* _TASK_: Set down the data below from its first line to the line holding "0,0,0.7,0.1,0,0];", inclusive; omit all pictures.

________________________

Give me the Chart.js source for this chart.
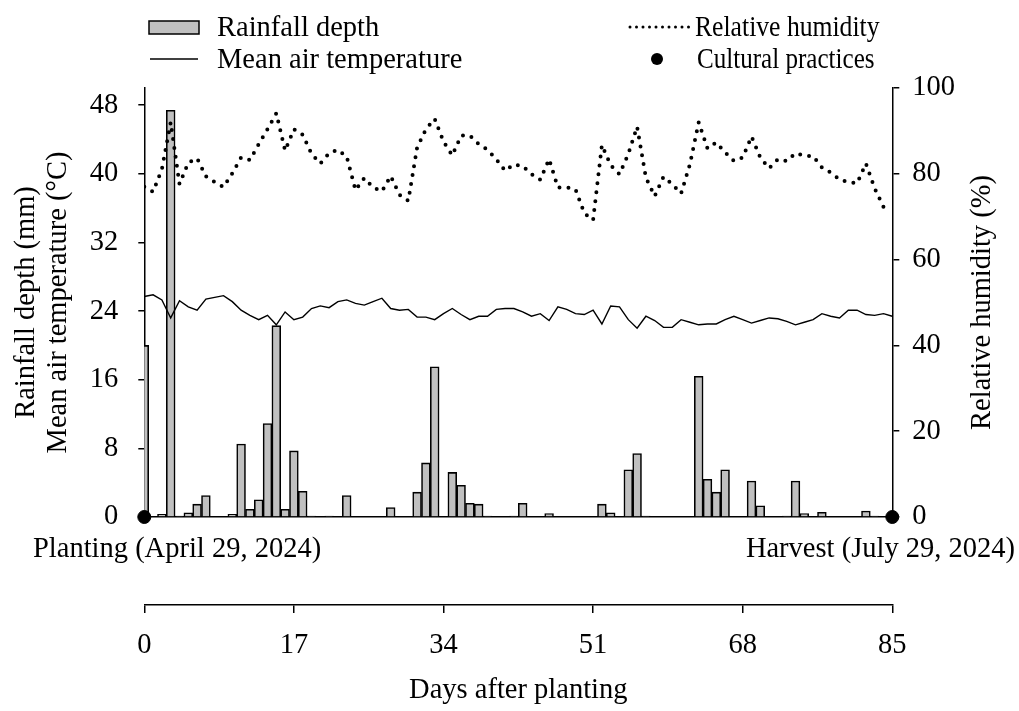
<!DOCTYPE html>
<html>
<head>
<meta charset="utf-8">
<script src="https://cdn.jsdelivr.net/npm/chart.js@4"></script>
<style>
html,body{margin:0;padding:0;background:#fff;}
#wrap{width:1019px;height:711px;position:relative;}
</style>
</head>
<body>
<div id="wrap"><canvas id="c" width="1019" height="711"></canvas></div>
<script>
// ---- data ----
const days = [0,1,2,3,4,5,6,7,8,9,10,11,12,13,14,15,16,17,18,19,20,21,22,23,24,25,26,27,28,29,
  30,31,32,33,34,35,36,37,38,39,40,41,42,43,44,45,46,47,48,49,50,51,52,53,54,55,56,57,58,59,
  60,61,62,63,64,65,66,67,68,69,70,71,72,73,74,75,76,77,78,79,80,81,82,83,84,85];

const rainfall = [20.0,0,0.3,47.4,0.1,0.5,1.5,2.5,0,0,0.3,8.5,0.9,2.0,10.9,22.3,0.9,7.7,3.0,0.1,
  0,0.1,0,2.5,0,0,0,0,1.1,0,0,2.9,6.3,17.5,0,5.2,3.7,1.6,1.5,0.1,
  0,0,0.1,1.6,0,0,0.4,0,0,0,0,0,1.5,0.5,0,5.5,7.4,0.1,0,0,
  0,0,0,16.4,4.4,2.9,5.5,0,0,4.2,1.3,0,0,0.1,4.2,0.4,0,0.55,0,0,
  0,0,0.7,0.1,0,0];

const temperature = [25.7,25.9,25.3,23.2,25.2,24.5,24.1,25.4,25.6,25.8,25.1,24.1,23.5,23.0,23.5,22.4,23.9,23.0,23.3,24.3,
  24.6,24.4,25.1,25.3,24.9,24.7,25.1,25.5,24.3,24.1,24.2,23.3,23.3,23.0,23.7,24.3,23.6,23.0,23.4,23.4,
  24.2,24.3,24.3,23.9,23.4,23.7,22.9,24.5,24.2,23.7,23.6,24.1,22.5,24.6,24.5,23.0,22.0,23.4,22.9,22.1,
  22.1,23.0,22.7,22.4,22.5,22.5,23.0,23.4,23.0,22.6,22.9,23.2,23.1,22.8,22.4,22.7,23.0,23.7,23.4,23.2,
  24.1,24.1,23.6,23.5,23.7,23.4];

const humidity = [77.0,75.8,81.1,92.0,77.6,82.6,83.6,79.4,78.1,76.9,80.1,83.8,83.2,86.9,90.4,94.1,85.4,90.4,89.1,84.7,
  82.4,84.8,85.6,84.0,76.2,79.0,76.8,75.9,79.5,75.1,73.7,86.1,90.4,92.8,87.5,84.3,88.9,88.9,86.9,85.6,
  83.4,80.7,82.2,81.8,79.9,78.6,83.4,76.8,76.8,76.4,70.8,69.2,86.7,82.0,79.9,84.6,91.0,79.1,74.8,79.3,
  77.6,75.4,82.2,92.0,85.9,87.3,85.0,83.0,83.8,88.7,83.8,81.3,83.4,83.0,84.8,84.2,84.1,81.5,80.3,78.7,
  78.0,77.8,82.4,76.6,72.3,null];

const practiceDays = [0, 85];
const practiceValues = [0, 0];

const leftTicks = [0, 8, 16, 24, 32, 40, 48];
const rightTicks = [0, 20, 40, 60, 80, 100];
const dayTicks = [0, 17, 34, 51, 68, 85];

const seriesLabels = ['Rainfall depth', 'Mean air temperature', 'Relative humidity', 'Cultural practices'];
const startLabel = 'Planting (April 29, 2024)';
const endLabel = 'Harvest (July 29, 2024)';
const rightTitle = 'Relative humidity (%)';

// ---- styling ----
const FAMILY = '"Liberation Serif", "Times New Roman", serif';
const FS = 28.5;
const font = {family: FAMILY, size: FS, lineHeight: 1.2};

const xy = (arr) => arr.map((v, i) => ({x: days[i], y: v}));

function narrowText(ctx, text, x, y, sx) {
  ctx.save();
  ctx.translate(x, y);
  ctx.scale(sx, 1);
  ctx.fillText(text, 0, 0);
  ctx.restore();
}

const annotate = {
  id: 'annotate',
  afterDraw(chart) {
    const ctx = chart.ctx;
    ctx.save();
    ctx.font = FS + 'px ' + FAMILY;
    ctx.fillStyle = '#000';
    ctx.textBaseline = 'alphabetic';
    ctx.textAlign = 'left';
    // legend row 1, col 1: bar swatch
    ctx.fillStyle = '#c0c0c0';
    ctx.fillRect(149, 21, 50, 13);
    ctx.strokeStyle = '#000';
    ctx.lineWidth = 1.5;
    ctx.strokeRect(149, 21, 50, 13);
    ctx.fillStyle = '#000';
    ctx.fillText(seriesLabels[0], 217, 36);
    // row 2, col 1: solid line
    ctx.beginPath();
    ctx.moveTo(150, 59); ctx.lineTo(198, 59);
    ctx.lineWidth = 1.5; ctx.stroke();
    ctx.fillText(seriesLabels[1], 217, 68);
    // row 1, col 2: dotted line
    ctx.beginPath();
    ctx.setLineDash([0, 6.5]);
    ctx.lineCap = 'round';
    ctx.lineWidth = 3;
    ctx.moveTo(630, 27); ctx.lineTo(689, 27);
    ctx.stroke();
    ctx.setLineDash([]);
    narrowText(ctx, seriesLabels[2], 695, 36, 0.9);
    // row 2, col 2: dot
    ctx.beginPath();
    ctx.arc(657, 59, 6, 0, Math.PI * 2);
    ctx.fill();
    narrowText(ctx, seriesLabels[3], 697, 68, 0.88);
    // planting / harvest labels
    ctx.textAlign = 'left';
    ctx.fillText(startLabel, 33, 557);
    ctx.textAlign = 'right';
    ctx.fillText(endLabel, 1015, 557);
    // right axis title, reading bottom-to-top
    const ca = chart.chartArea;
    ctx.translate(983, (ca.top + ca.bottom) / 2);
    ctx.rotate(-Math.PI / 2);
    ctx.textAlign = 'center';
    ctx.textBaseline = 'middle';
    ctx.fillText(rightTitle, 0, 0);
    ctx.restore();
  }
};

new Chart(document.getElementById('c'), {
  data: {
    datasets: [
      {
        type: 'line', label: seriesLabels[3], data: practiceDays.map((d, i) => ({x: d, y: practiceValues[i]})),
        showLine: false, pointRadius: 6.5, pointHoverRadius: 6.5, pointBackgroundColor: '#000', pointBorderColor: '#000',
        clip: false, yAxisID: 'y', xAxisID: 'x', order: 0
      },
      {
        type: 'line', label: seriesLabels[2], data: xy(humidity), yAxisID: 'y2', xAxisID: 'x',
        borderColor: '#000', borderWidth: 4, borderDash: [0, 9], borderCapStyle: 'round',
        pointRadius: 0, tension: 0, fill: false, spanGaps: false, order: 1
      },
      {
        type: 'line', label: seriesLabels[1], data: xy(temperature), yAxisID: 'y', xAxisID: 'x',
        borderColor: '#000', borderWidth: 1.4, pointRadius: 0, tension: 0, fill: false, order: 2
      },
      {
        type: 'bar', label: seriesLabels[0], data: xy(rainfall), yAxisID: 'y', xAxisID: 'x',
        backgroundColor: '#c0c0c0', borderColor: '#000', borderWidth: 1.6,
        barPercentage: 1, categoryPercentage: 1, order: 3
      }
    ]
  },
  options: {
    responsive: false,
    animation: false,
    devicePixelRatio: 1,
    layout: {padding: {top: 88, left: 0, right: 0, bottom: 0}},
    plugins: {legend: {display: false}, tooltip: {enabled: false}},
    scales: {
      x: {
        type: 'linear', position: 'bottom', min: 0, max: 85, offset: false, weight: 0,
        grid: {display: false},
        border: {display: true, color: '#000', width: 1.5},
        ticks: {display: false},
        afterFit: (s) => { s.height = 88; }
      },
      x2: {
        type: 'linear', position: 'bottom', min: 0, max: 85, offset: false, weight: 1,
        grid: {display: true, drawOnChartArea: false, drawTicks: true, tickLength: 8, color: '#000', lineWidth: 1.5},
        border: {display: true, color: '#000', width: 1.5},
        ticks: {color: '#000', font: font, padding: 15, maxRotation: 0},
        afterBuildTicks: (s) => { s.ticks = dayTicks.map(v => ({value: v})); },
        title: {display: true, text: 'Days after planting', color: '#000', font: font, padding: {top: 0, bottom: 3}},
        afterFit: (s) => { s.height = 106; }
      },
      y: {
        type: 'linear', position: 'left', min: 0, max: 50,
        grid: {display: true, drawOnChartArea: false, drawTicks: true, tickLength: 6, color: '#000', lineWidth: 1.5},
        border: {display: true, color: '#000', width: 1.5},
        ticks: {color: '#000', font: font, padding: 20},
        afterBuildTicks: (s) => { s.ticks = leftTicks.map(v => ({value: v})); },
        title: {display: true, text: ['Rainfall depth (mm)', 'Mean air temperature (\u00B0C)'], color: '#000',
          font: {family: FAMILY, size: FS, lineHeight: 1.12}, padding: {top: 11, bottom: 0}},
        afterFit: (s) => { s.width = 144.3; }
      },
      y2: {
        type: 'linear', position: 'right', min: 0, max: 100,
        grid: {display: true, drawOnChartArea: false, drawTicks: true, tickLength: 7, color: '#000', lineWidth: 1.5},
        border: {display: true, color: '#000', width: 1.5},
        ticks: {color: '#000', font: font, padding: 13},
        afterBuildTicks: (s) => { s.ticks = rightTicks.map(v => ({value: v})); },
        title: {display: false},
        afterFit: (s) => { s.width = 126.7; }
      }
    }
  },
  plugins: [annotate]
});
</script>
</body>
</html>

________________________

* _CORRECT RESULT_:
Give me the Chart.js source for this chart.
<!DOCTYPE html>
<html>
<head>
<meta charset="utf-8">
<script src="https://cdn.jsdelivr.net/npm/chart.js@4"></script>
<style>
html,body{margin:0;padding:0;background:#fff;}
#wrap{width:1019px;height:711px;position:relative;}
</style>
</head>
<body>
<div id="wrap"><canvas id="c" width="1019" height="711"></canvas></div>
<script>
// ---- data ----
const days = [0,1,2,3,4,5,6,7,8,9,10,11,12,13,14,15,16,17,18,19,20,21,22,23,24,25,26,27,28,29,
  30,31,32,33,34,35,36,37,38,39,40,41,42,43,44,45,46,47,48,49,50,51,52,53,54,55,56,57,58,59,
  60,61,62,63,64,65,66,67,68,69,70,71,72,73,74,75,76,77,78,79,80,81,82,83,84,85];

const rainfall = [20.0,0,0.3,47.4,0.1,0.5,1.5,2.5,0,0,0.3,8.5,0.9,2.0,10.9,22.3,0.9,7.7,3.0,0.1,
  0,0.1,0,2.5,0,0,0,0,1.1,0,0,2.9,6.3,17.5,0,5.2,3.7,1.6,1.5,0.1,
  0,0,0.1,1.6,0,0,0.4,0,0,0,0,0,1.5,0.5,0,5.5,7.4,0.1,0,0,
  0,0,0,16.4,4.4,2.9,5.5,0,0,4.2,1.3,0,0,0.1,4.2,0.4,0,0.55,0,0,
  0,0,0.7,0.1,0,0];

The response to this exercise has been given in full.